Optimization 4: Frontend Support for Server IP Filtering

  1. First, the backend provides a list of error IPs within the specified time range, allowing the frontend to use them as multi-select query conditions for filtering.
  2. For the frontend, when querying "dubboProviderSLA" metrics, the server IP field is not loaded by default. After selecting server IP from the list, the results page will display the server IP again.

Optimization 5: Limiting Maximum Data Load

This is a fallback lossy optimization. If after merging clientIp and serverIp, the volume of errors remains enormous, we limit the data sent to the frontend to prevent page crashes. We set a maximum data limit of 1000 records for the frontend, and data beyond 1000 records is not loaded onto the page. The feasibility of this approach is based on the following reasons:

  1. Currently, it is estimated that after merging clientIp and serverIp, the normal error range falls within the range of n10 to n100. If it exceeds 1000, it's mainly due to the presence of IPs. Considering the scattering of the same errors on different IPs, having just one IP is sufficient for problem analysis and guidance. Therefore, losing some IP instances is feasible.
  2. If, even after removing clientIp and serverIp, the error volume still exceeds 1000, it indicates that the data accumulation of repeated dimensions is in the downstream service dimension, as the service methods on the server side usually won't reach 1000. In this case, it does not affect the guidance value for troubleshooting on the server side.

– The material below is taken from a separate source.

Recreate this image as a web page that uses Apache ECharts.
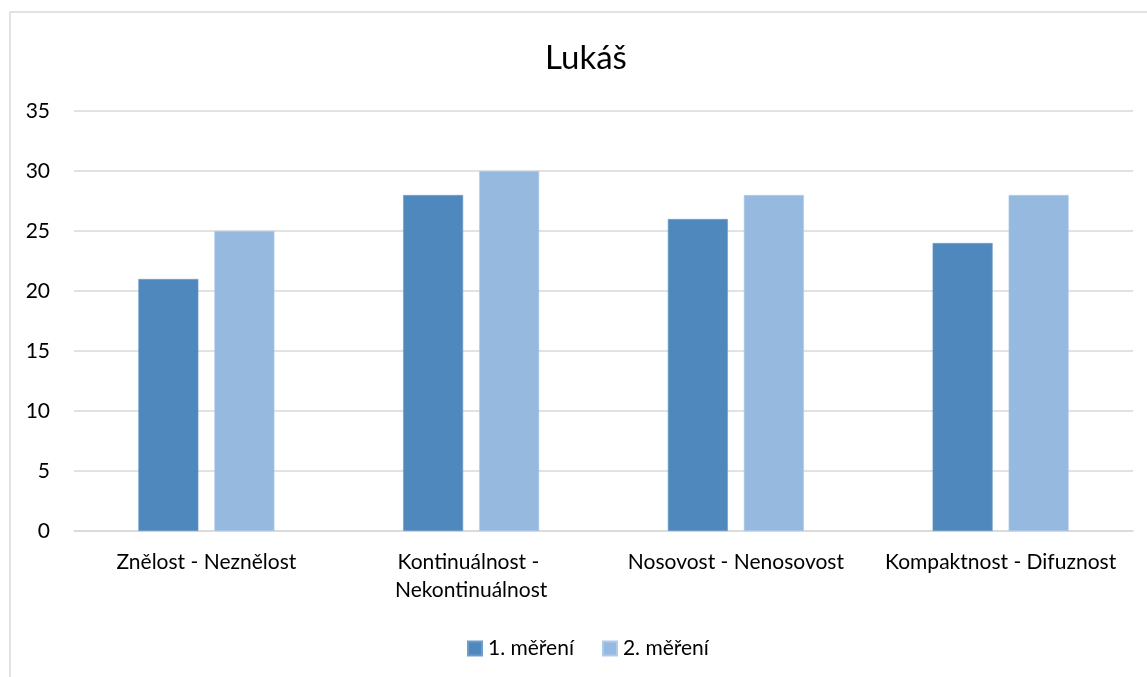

Adjustments Involved in this Optimization: After optimizing the page, the display of the serverIp dimension is removed by default. When navigating from the alert to the metric page, the frontend needs to accommodate server IP lists, and checkboxes must be selected. Queries are performed based on serverIp selection.

Optimization Results:

After the optimization, the data loading volume on the page has been significantly reduced. Normal data queries are now completed within 1 second, and even when dealing with larger data volumes, loading typically remains under 3 seconds.